Jahr: 2021

15.08.2021

Sich nebeneinander öffnen, an der Tränengrenze Luft holen und dann frontal ineinander purzeln.
Im Zelt, am See, im Auto und hinter der sich schließenden Zimmertür.

14.08.2021

Das Belastende am Zelten ist nicht die Kälte, die Feuchtigkeit, der Dreck, die Geräusche in der Nacht und auch nicht das Kriechen und Kauern. Das anstrengende ist der Zeltplatz, die Menschen und das jede Kleinigkeit geplant und bedacht werden muss. Wann wird was, wann, wo in welcher Reihenfolge verstaut, umgeräumt, aus- und eingepackt, inklusive des eigenen Körpers. Mental Load Horror für vorausdenkende Gewohnheitstiere wie mich, die ein paar Tage brauchen, um sich in einem neuen Ordnungssystem einzurichten und/oder in den kontrolliert chaotischen Entspannungsflow aneinandergereihter Einzelmomente überzugehen.

13.08.2021

Abfahrt in Richtung Müritz im Fiat Panda ohne Zentralverriegelung und Klimaanlage (an solchen Notizen verrät sich die Klassenzugehörigkeit), aber mit geschmierten Broten, der neuen Campingausrüstung und genügend angesammelter Müdigkeit, um die Aufregung im Zaum zu halten.

12.08.2021

Hallo, die Haare werden lichter, aber der Kaffee schmeckt. Ich erzähl dir, wen man aus dem Internet auf die Bühne holen könnte (weil’s geht) und du mir, welche Bühnen man im Internet brauchen würde (weil’s muss). Dann reden wir über Beziehungsmodelle und Bedürfnisbalancen, trinken noch ehrfürchtig ein alkoholfreies Bier vor meiner Spießerblumenecke und dann war’s das auch schon wieder. Du gehst zu deiner Tante, ich knete Hefeteig.

11.08.2021

Optimismus: Jetzt zwei Tanzkurse für September und Oktober buchen.

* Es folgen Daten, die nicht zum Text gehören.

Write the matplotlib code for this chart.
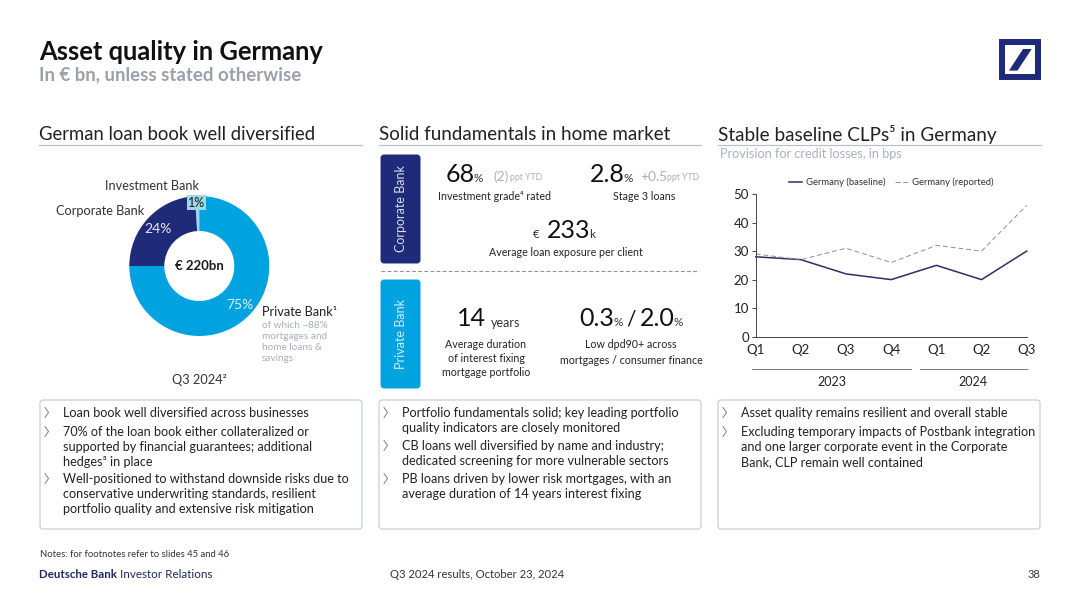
"""Asset quality in Germany slide, drawn on a pixel canvas."""
import matplotlib
matplotlib.use("Agg")
import matplotlib.pyplot as plt
from matplotlib.patches import FancyBboxPatch, Polygon, Rectangle

plt.rcParams["font.family"] = ["Lato", "DejaVu Sans"]

NAVY = "#1f2a78"
BLUE = "#00a3df"
LIGHT = "#9fd8ea"
DARK = "#1b1b1f"
GREY = "#a9b0b8"
LINE = "#b9c0c8"

# donut
shares = [1, 24, 75]
share_labels = ["1%", "24%", "75%"]
share_colors = [LIGHT, NAVY, BLUE]
total_label = "€ 220bn"

# line chart
quarters = ["Q1", "Q2", "Q3", "Q4", "Q1", "Q2", "Q3"]
baseline = [28, 27, 22, 20, 25, 20, 30]
reported = [29, 27, 31, 26, 32, 30, 46]
y_ticks = [0, 10, 20, 30, 40, 50]

W, H = 1080, 607
fig = plt.figure(figsize=(W / 100, H / 100), dpi=100, facecolor="white")
ax = fig.add_axes([0, 0, 1, 1])
ax.set_xlim(0, W); ax.set_ylim(0, H); ax.axis("off")
ax.set_zorder(5)  # canvas text goes over the donut


def Y(y):  # picture coords, top is 0
    return H - y


def txt(x, y, s, size, color=DARK, weight="normal", ha="left", rot=0):
    return ax.text(x, Y(y + 1), s, fontsize=size, color=color, fontweight=weight,
                   ha=ha, va="center", rotation=rot)


def box(x, y, w, h, fc="white", ec="#bcc2c8", rounding=3, lw=0.7):
    ax.add_patch(FancyBboxPatch((x, Y(y + h)), w, h,
                                boxstyle=f"round,pad=0,rounding_size={rounding}",
                                facecolor=fc, edgecolor=ec, linewidth=lw))


def rule(x1, x2, y, color=LINE, lw=0.9, ls="-"):
    ax.plot([x1, x2], [Y(y), Y(y)], color=color, lw=lw, ls=ls)


def bullets(x, rows, size=9.1):
    for y, s, first in rows:
        if first:
            ax.plot([x - 2, x + 1.5, x - 2], [Y(y - 4.5), Y(y + 0.5), Y(y + 5.5)],
                    color="#666a70", lw=0.6)
        txt(x + 16, y, s, size, "#222226")


# header
txt(39, 50.5, "Asset quality in Germany", 18.4, "#111111", "bold")
txt(39, 73.5, "In € bn, unless stated otherwise", 13.4, "#9aa1a9", "bold")

# logo
ax.add_patch(Rectangle((1002.3, Y(77.3)), 35.7, 35.3, facecolor="white", edgecolor=NAVY, linewidth=4.3))
ax.add_patch(Polygon([(1009, Y(70.6)), (1023, Y(49)), (1031.7, Y(49)), (1017.5, Y(70.6))],
                     closed=True, facecolor=NAVY, edgecolor="none"))

# column headings
txt(39, 133, "German loan book well diversified", 13.35, "#222226")
txt(379, 133, "Solid fundamentals in home market", 13.5, "#222226")
txt(718, 133, "Stable baseline CLPs⁵ in Germany", 13.55, "#222226")
rule(39, 362, 144.5); rule(379, 701, 144.5); rule(718, 1041, 144.5)
txt(720, 152.5, "Provision for credit losses, in bps", 9.1, GREY)

# donut
dx = fig.add_axes([(199.3 - 70) / W, 1 - 336 / H, 140 / W, 140 / H])
dx.pie(shares, colors=share_colors, startangle=90, counterclock=True,
       radius=1.0, wedgeprops=dict(width=0.5, linewidth=0))
dx.set_xlim(-1, 1); dx.set_ylim(-1, 1)
txt(199.5, 265, total_label, 9.5, DARK, "bold", ha="center")
txt(105, 185, "Investment Bank", 9.2, "#333338")
txt(56, 210, "Corporate Bank", 9.2, "#333338")
ax.add_patch(Rectangle((187, Y(210)), 19, 15, facecolor=LIGHT, edgecolor="none"))
txt(197, 202, share_labels[0], 9, DARK, ha="center")
txt(158, 228, share_labels[1], 10, "#e6e8f2", ha="center")
txt(240, 304, share_labels[2], 10, "#d8f1fb", ha="center")
txt(262, 311, "Private Bank¹", 9.2, "#222226")
txt(262, 324, "of which ~88%", 7.2, GREY)
txt(262, 335.5, "mortgages and", 7.2, GREY)
txt(262, 346, "home loans &", 7.2, GREY)
txt(262, 357.5, "savings", 7.2, GREY)
txt(199, 379, "Q3 2024²", 9.2, "#333338", ha="center")

# middle column
box(381, 155, 39, 108, fc=NAVY, ec=NAVY, rounding=3)
box(381, 280, 39, 108, fc=BLUE, ec=BLUE, rounding=3)
txt(401, 208, "Corporate Bank", 9, "#d9dcec", ha="center", rot=90)
txt(401, 333, "Private Bank", 9, "#d3eefa", ha="center", rot=90)
rule(381, 699, 271, color="#8f949a", lw=0.8, ls=(0, (3.5, 2)))

txt(446, 173, "68", 18, "#111111")
txt(474, 177, "%", 8.5, "#333333")
txt(493, 176, "(2)", 9.8, GREY)
txt(510, 177, "ppt YTD", 6.3, GREY)
txt(495, 196, "Investment grade⁴ rated", 7.7, "#222226", ha="center")
txt(590, 173, "2.8", 18, "#111111")
txt(624, 177, "%", 8.5, "#333333")
txt(640, 176, "+0.5", 9.8, GREY)
txt(667, 177, "ppt YTD", 6.3, GREY)
txt(644, 196, "Stage 3 loans", 7.7, "#222226", ha="center")
txt(533, 233, "€", 8.5, "#333333")
txt(547, 229, "233", 18, "#111111")
txt(589, 234, "k", 8.5, "#333333")
txt(566, 251, "Average loan exposure per client", 7.7, "#222226", ha="center")

txt(457, 317, "14", 18, "#111111")
txt(491, 322, "years", 9, "#333333")
txt(486, 344, "Average duration", 7.7, "#222226", ha="center")
txt(486, 357, "of interest fixing", 7.7, "#222226", ha="center")
txt(486, 371, "mortgage portfolio", 7.7, "#222226", ha="center")
txt(579, 317, "0.3", 18, "#111111")
txt(614, 322, "%", 8.5, "#333333")
txt(626, 318, "/", 15, "#111111")
txt(640, 317, "2.0", 18, "#111111")
txt(674, 322, "%", 8.5, "#333333")
txt(631, 344, "Low dpd90+ across", 7.7, "#222226", ha="center")
txt(631, 360, "mortgages / consumer finance", 7.7, "#222226", ha="center")

# line chart
lx = fig.add_axes([755.7 / W, 1 - 336.7 / H, 271 / W, 142.7 / H])
lx.plot(range(len(baseline)), baseline, color="#2b2f63", lw=1.1, label="Germany (baseline)", clip_on=False)
lx.plot(range(len(reported)), reported, color="#8a8f97", lw=0.7, ls=(0, (5, 3)),
        label="Germany (reported)", clip_on=False)
lx.set_xlim(0, 6); lx.set_ylim(0, 50)
lx.set_xticks(range(len(quarters)), quarters, fontsize=9.5, color="#222226")
lx.set_yticks(y_ticks, [str(v) for v in y_ticks], fontsize=9.5, color="#222226")
lx.tick_params(axis="x", length=0, pad=5.5)
lx.tick_params(axis="y", length=3, width=0.7, pad=2, color="#444444")
lx.spines[["top", "right"]].set_visible(False)
lx.spines[["left", "bottom"]].set_linewidth(0.7)
lx.spines[["left", "bottom"]].set_color("#444444")
lx.patch.set_alpha(0)
lx.legend(loc="upper center", bbox_to_anchor=(0.501, 1.175), ncol=2, frameon=False, fontsize=6.8,
          handlelength=1.38, columnspacing=1.06, handletextpad=0.42, labelcolor="#333338")
rule(752, 911, 368.5, color="#777b80", lw=0.7)
rule(920, 1027, 368.5, color="#777b80", lw=0.7)
txt(832, 381, "2023", 9, "#222226", ha="center")
txt(973, 381, "2024", 9, "#222226", ha="center")

# text boxes
box(40, 400, 322, 129); box(379, 400, 322, 129); box(718, 400, 322, 129)
bullets(47, [
    (412, "Loan book well diversified across businesses", True),
    (431, "70% of the loan book either collateralized or", True),
    (446, "supported by financial guarantees; additional", False),
    (461, "hedges³ in place", False),
    (478, "Well-positioned to withstand downside risks due to", True),
    (493, "conservative underwriting standards, resilient", False),
    (508, "portfolio quality and extensive risk mitigation", False),
])
bullets(386, [
    (412, "Portfolio fundamentals solid; key leading portfolio", True),
    (427, "quality indicators are closely monitored", False),
    (445, "CB loans well diversified by name and industry;", True),
    (460, "dedicated screening for more vulnerable sectors", False),
    (478, "PB loans driven by lower risk mortgages, with an", True),
    (493, "average duration of 14 years interest fixing", False),
])
bullets(725, [
    (412, "Asset quality remains resilient and overall stable", True),
    (431, "Excluding temporary impacts of Postbank integration", True),
    (446, "and one larger corporate event in the Corporate", False),
    (461, "Bank, CLP remain well contained", False),
])

# footer
txt(40, 553.5, "Notes: for footnotes refer to slides 45 and 46", 6.8, "#333338")
txt(39, 573, "Deutsche Bank", 8.3, "#1f2a60", "bold")
txt(120, 573, "Investor Relations", 8.4, "#1f2a60")
txt(477, 573, "Q3 2024 results, October 23, 2024", 8.1, "#333338", ha="center")
txt(1040, 573, "38", 8, "#333338", ha="right")

fig.savefig("out.png", dpi=100, facecolor="white")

Zynismus: Die neue Chatgruppe der Geschwister „Interessensgemeinschaft Erbgutpflege“ nennen.

Kapitalismus: Das dritte Mal diese Woche zum Baumarkt fahren.

Intellektualismus: Auch ohne Perspektive einen neuen Bibliotheksausweis beantragen.

Vulkanismus: Weiterbrodeln.

10.08.2021

Weißt du noch, wie wir vor ein paar Tagen im Restaurant saßen, man nur mit Bargeld zahlen konnte, ich keins dabei hatte und wenigstens mit meinem Kleingeld zum Trinkgeld beitragen konnte? Vorhin stand ich mit meinen Satteltaschen und dem Helm in der Hand vor dem ALDI, immer noch ohne Bargeld und jetzt also auch ohne Kleingeld für den Einkaufswagen.

Habe ich überlegt, über einen Kilometer zur nächsten Sparkasse zu fahren, Geld abzuheben, damit eine Kleinigkeit in einem Späti zu kaufen und dann wieder zurück ins Gewerbegebiet zu fahren? Natürlich. Habe ich über zehn Minuten unentschlossen und zerknautscht erst am Fahrrad, dann an den Einkaufswagen und dann wieder am Fahrrad gestanden, bevor ich mich überwunden habe, jemanden nach Geld oder nach so einem Chip zu fragen, die ich irgendwie nie als Werbegeschenk bekomme? Auf jeden Fall. Aber habe ich es schließlich gemacht? Und zeigt sich daran nicht, dass auch ich zu Fortschritt und Weiterentwicklung fähig bin, ganz praktisch und anschaulich, wie mikroskopisch klein die Schritte auch sein mögen? Jawohl!!

09.08.2021

Natürlich gab es da noch einen Tag drumherum, ein vorher und nachher, Arbeit und Papierkram, YouTube Videos, Tweets, Nachrichten, Mahlzeiten, Sport, Pausen und eine Überraschung in der Post – fällt mir noch ein, wenn ich so im Nachhinein den Vortag durchgehe, aber so wirklich kann ich mich nur an einen Ausschnitt auf dem Balkon erinnern, in dem ein Einzelner ins Freie flüchtet und gemeinsam wieder aufbricht.